The Films of Jeff Wadlow
Cry_Wolf (December 10/05)
Given that the entire premise behind Cry_Wolf doesn't make a whole lot of sense, it's no small feat that the film turns out to be a thoroughly watchable (yet ultimately unsatisfactory) piece of work. The story revolves around a group of friends at an exclusive prep school who pass the time by playing a game in which participants must guess who's telling the truth and who's lying, and eventually decide to kick it up a notch by tricking the entire student body into believing that a mass murderer is on the loose. Of course, it's not long before a killer matching the description they made up arrives on the scene and begins stalking each of the collaborators. Cry_Wolf's been directed by Jeff Wadlow, who generally avoids the flashy style that often accompanies movies of this ilk - though the filmmaker can't quite resist the urge to throw in some needlessly quick edits towards the end (a tactic undoubtedly employed to disguise the sparse gore shots, thanks to an inexplicable PG-13 rating). And while the mystery element initially goes a long way towards keeping things interesting, the movie nevertheless runs out of steam about halfway through (a problem exacerbated by a final 20-minutes that's essentially one long chase sequence). Still, you could certainly do a whole lot worse in terms of a contemporary teen slasher flick; any movie that throws in both a Ferris Bueller's Day Off reference and a cameo appearance by Gary Cole (sporting a British accent, no less!) can't be all bad.
Never Back Down
Kick-Ass 2 (November 7/13)
A disappointingly half-baked sequel, Kick-Ass 2 follows Aaron Taylor-Johnson's title character as he and Hit-Girl (Chloë Grace Moretz) are reluctantly forced to team up after Christopher Mintz-Plasse's Chris D'Amico transforms himself into a reprehensible supervillain named The Motherfucker. There's little doubt that Kick-Ass 2 fares relatively well in its opening stretch, as writer/director Jeff Wadlow does an effective job of catching up with the various characters from 2010's Kick-Ass and, as well, introducing scores of new (and admittedly) intriguing figures - including Donald Faison's Dr. Gravity, John Leguizamo's Javier, and Jim Carrey's Colonel Stars and Stripes. (The latter is especially good here and it is, as a result, disappointing to note that Carrey's role amounts to less than 10 minutes of screen time.) Wadlow's first major misstep is his continuing emphasis on Hit-Girl's tedious high-school-based exploits, as it's virtually impossible to work up any real interest in the character's efforts at ingratiating herself among several popular students (ie such elements are unreasonably familiar and hackneyed, to be sure). It's clear, to an increasingly problematic extent, that Wadlow simply doesn't have enough material to sustain a full-length feature, with the lack of momentum ensuring that the film's midsection generally progresses at a crawl. (It doesn't help, either, that the movie's many action scenes are rather underwhelming, which is especially disappointing given the strength of such moments in the original.) And although the film does improve slightly in its final stretch, Kick-Ass 2 has long-since established itself as an entirely needless followup that adds very little to the universe laid out in the original.

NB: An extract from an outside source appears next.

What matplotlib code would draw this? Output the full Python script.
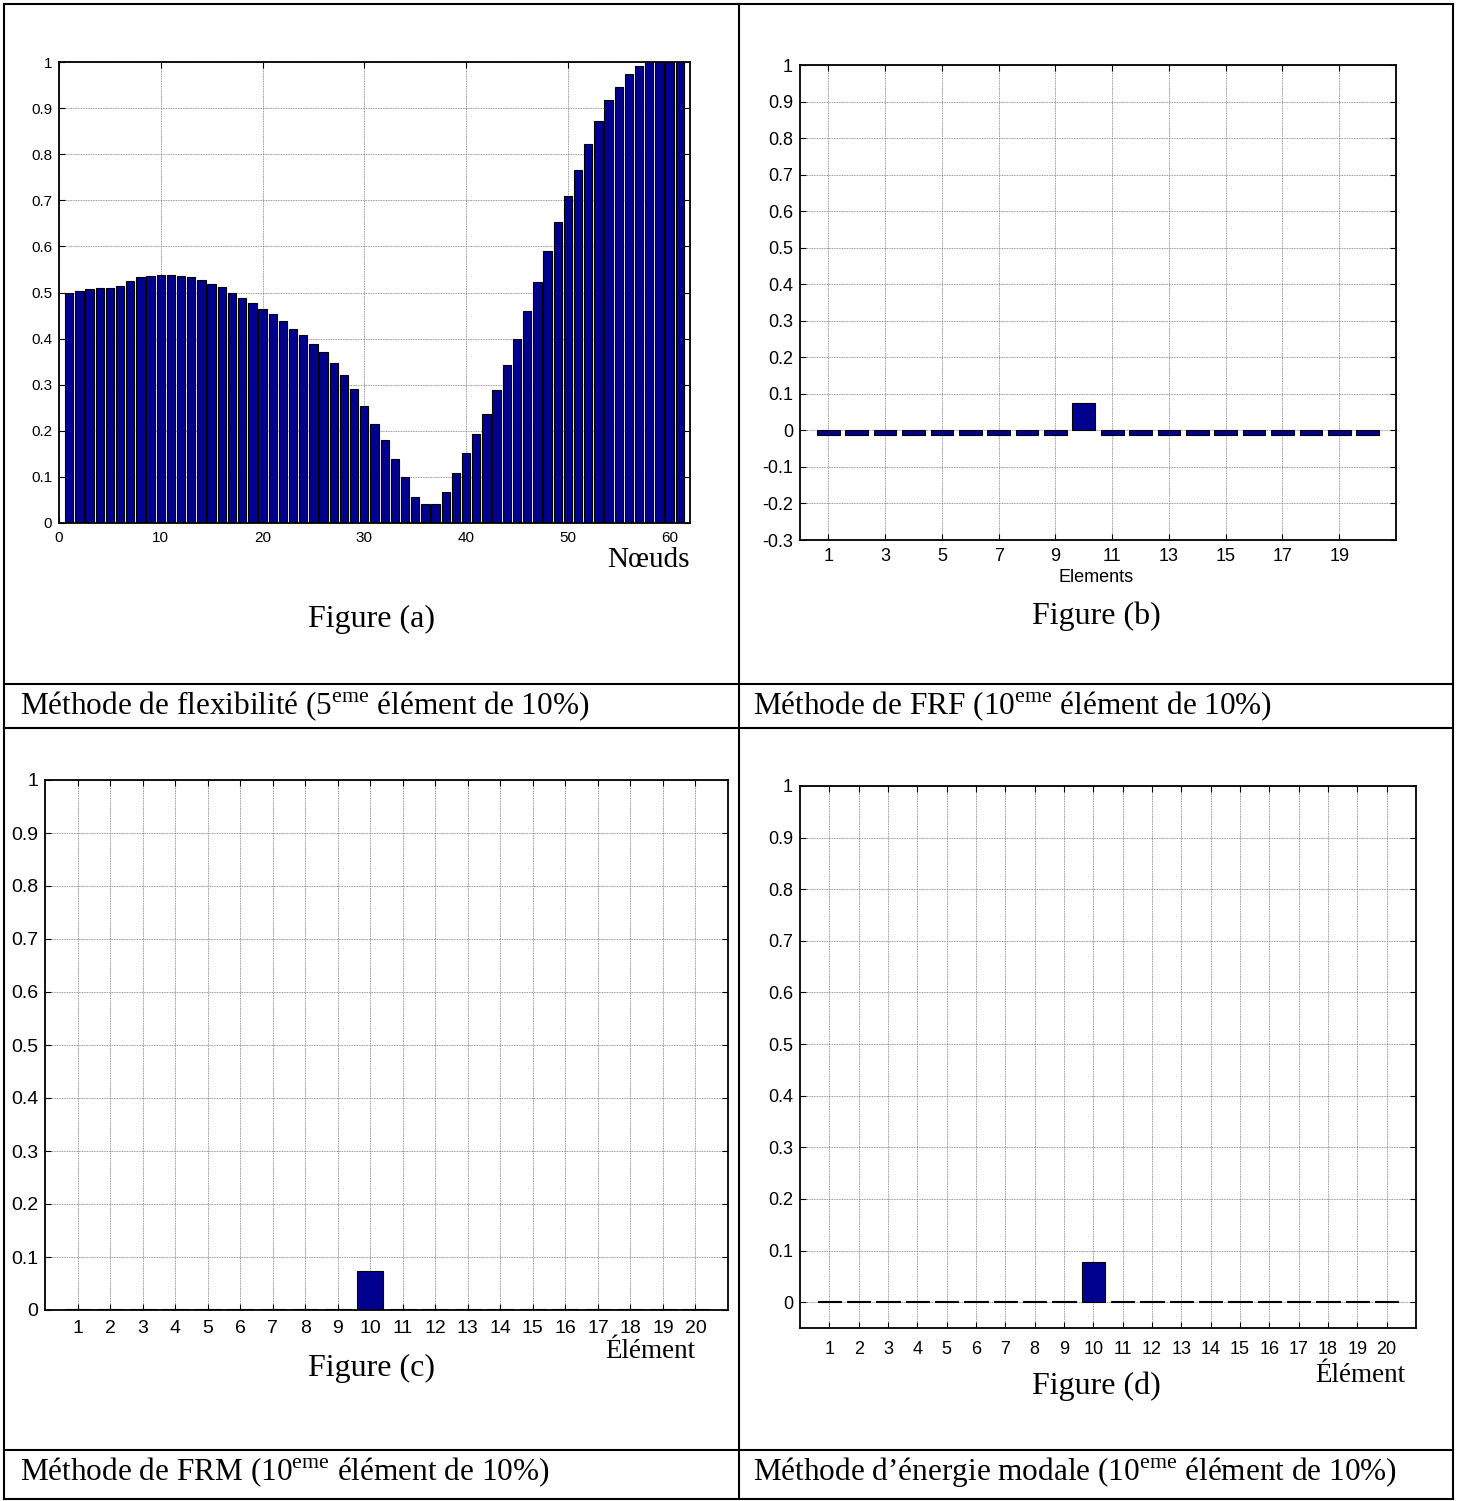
import numpy as np
import matplotlib.pyplot as plt
from matplotlib.lines import Line2D

plt.rcParams['axes.unicode_minus'] = False
plt.rcParams['mathtext.fontset'] = 'custom'
plt.rcParams['mathtext.rm'] = 'Liberation Serif'

# Data
noeuds = np.arange(1, 62)
flex_values = [0.500, 0.504, 0.507, 0.510, 0.510, 0.515, 0.525, 0.533, 0.536, 0.538,
               0.538, 0.536, 0.533, 0.528, 0.519, 0.512, 0.500, 0.488, 0.477, 0.465,
               0.453, 0.439, 0.421, 0.407, 0.389, 0.370, 0.347, 0.320, 0.290, 0.254,
               0.215, 0.181, 0.139, 0.100, 0.056, 0.041, 0.041, 0.068, 0.109, 0.151,
               0.192, 0.237, 0.288, 0.343, 0.400, 0.460, 0.522, 0.590, 0.652, 0.709,
               0.765, 0.822, 0.873, 0.917, 0.946, 0.973, 0.992, 0.999, 1.0, 1.0, 1.0]

elements = np.arange(1, 21)
frf_values = [-0.012] * 9 + [0.075] + [-0.012] * 10
frm_values = [0.002] * 9 + [0.073] + [0.002] * 10
energie_values = [0.0015] * 9 + [0.078] + [0.0015] * 10

W, H = 1460, 1501
fig = plt.figure(figsize=(W / 100, H / 100), dpi=100)
fig.patch.set_facecolor('white')

BAR = '#00008F'
SANS = 'Liberation Sans'
SERIF = 'Liberation Serif'


def add_ax(left, right, top, bottom):
    return fig.add_axes([left / W, 1 - bottom / H, (right - left) / W, (bottom - top) / H])


def style(ax, xticks, yticks, xlim, ylim, fs, xpad=5):
    ax.set_xlim(*xlim)
    ax.set_ylim(*ylim)
    ax.set_xticks(xticks)
    ax.set_xticklabels([str(t) for t in xticks], fontsize=fs, family=SANS)
    ax.set_yticks(yticks)
    ax.set_yticklabels([f"{t:g}" for t in np.round(yticks, 2)], fontsize=fs, family=SANS)
    ax.tick_params(direction='in', top=True, right=True, length=4, width=0.8)
    ax.tick_params(axis='y', pad=5)
    ax.tick_params(axis='x', pad=xpad)
    ax.grid(True, linestyle=(0, (1, 1)), color='0.45', linewidth=0.6)
    ax.set_axisbelow(True)
    for s in ax.spines.values():
        s.set_linewidth(1.3)


def ftext(x, y, s, **kw):
    fig.text(x / W, 1 - y / H, s, **kw)


# Figure (a)
ax = add_ax(59, 690, 62, 523)
ax.bar(noeuds, flex_values, width=0.82, color=BAR, edgecolor='black', linewidth=0.8)
style(ax, list(range(0, 61, 10)), np.arange(0, 1.01, 0.1), (0, 62), (0, 1), 11, xpad=6)
ftext(690, 560, 'Nœuds', family=SERIF, fontsize=21, ha='right', va='center')
ftext(371, 619, 'Figure (a)', family=SERIF, fontsize=23, ha='center', va='center')

# Figure (b)
ax = add_ax(800, 1396, 65, 540)
ax.bar(elements, frf_values, width=0.8, color=BAR, edgecolor='black', linewidth=0.8)
style(ax, list(range(1, 20, 2)), np.arange(-0.3, 1.01, 0.1), (0, 21), (-0.3, 1), 13, xpad=6)
ftext(1096, 578, 'Elements', family=SANS, fontsize=13, ha='center', va='center')
ftext(1096, 616, 'Figure (b)', family=SERIF, fontsize=23, ha='center', va='center')

# Figure (c)
ax = add_ax(45, 728, 780, 1310)
ax.bar(elements, frm_values, width=0.8, color=BAR, edgecolor='black', linewidth=0.8)
style(ax, list(range(1, 21)), np.arange(0, 1.01, 0.1), (0, 21), (0, 1), 14, xpad=7)
ftext(695, 1351, 'Élément', family=SERIF, fontsize=19.5, ha='right', va='center')
ftext(371, 1368, 'Figure (c)', family=SERIF, fontsize=23, ha='center', va='center')

# Figure (d)
ax = add_ax(800, 1416, 786, 1328)
ax.bar(elements, energie_values, width=0.8, color=BAR, edgecolor='black', linewidth=0.8)
style(ax, list(range(1, 21)), np.arange(0, 1.01, 0.1), (0, 21), (-0.05, 1), 13, xpad=9)
ftext(1405, 1375, 'Élément', family=SERIF, fontsize=19.5, ha='right', va='center')
ftext(1096, 1386, 'Figure (d)', family=SERIF, fontsize=23, ha='center', va='center')

# Captions
cap = dict(family=SERIF, fontsize=22.5, ha='left', va='center')
ftext(20, 706, r'Méthode de flexibilité (5$^{\mathrm{eme}}$ élément de 10%)', **cap)
ftext(753, 706, r'Méthode de FRF (10$^{\mathrm{eme}}$ élément de 10%)', **cap)
ftext(20, 1472, r'Méthode de FRM (10$^{\mathrm{eme}}$ élément de 10%)', **cap)
ftext(753, 1472, r'Méthode d’énergie modale (10$^{\mathrm{eme}}$ élément de 10%)', **cap)

# Table borders
def hline(y, x0=4, x1=1453):
    fig.add_artist(Line2D([x0 / W, x1 / W], [1 - y / H, 1 - y / H], color='black', lw=1.5))


def vline(x, y0=4, y1=1499):
    fig.add_artist(Line2D([x / W, x / W], [1 - y0 / H, 1 - y1 / H], color='black', lw=1.5))


for y in [4, 684, 728, 1450, 1499]:
    hline(y)
for x in [4, 739, 1453]:
    vline(x)

plt.savefig('out.png', dpi=100)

True Memoirs of an International Assassin
Blumhouse's Truth or Dare (April 24/18)
A predictably erratic PG-13 horror flick, Blumhouse's Truth or Dare follows several friends (including Lucy Hale's Olivia and Tyler Posey's Lucas) as they're forced to play the title game by a vicious supernatural entity. It's ultimately clear that Blumhouse's Truth or Dare doesn't possess enough material to wholeheartedly justify a feature-length running time, and there's little doubt, too, that the film fares especially poorly in its aggressively bland and uninvolving opening stretch - with the less-than-captivating vibe compounded by an almost astonishing assortment of one-dimensional, interchangeable characters. (Hale and Posey, despite their best efforts, prove utterly unable to transform their respective protagonists into sympathetic or even plausible figures.) Having said that, Blumhouse's Truth or Dare admittedly does improve once it progresses into its comparatively engrossing midsection - as director Jeff Wadlow finally begins to have some fun with the silly premise and suffuses the narrative with appreciatively over-the-top kill sequences (eg the surviving friends attempt to prevent one of their own from jumping off a roof). The improved vibe persists right up until around the one-hour mark, after which point the emphasis is placed on the heroes' incredibly tedious investigation into the aforementioned supernatural entity - which ensures that the picture runs out of steam to a fairly egregious extent. The end result is a frustratingly hit-and-miss endeavor that is, to an increasingly pronounced extent, more miss than hit, and it does seem that the whole thing would've been far better off as a short within a horror anthology.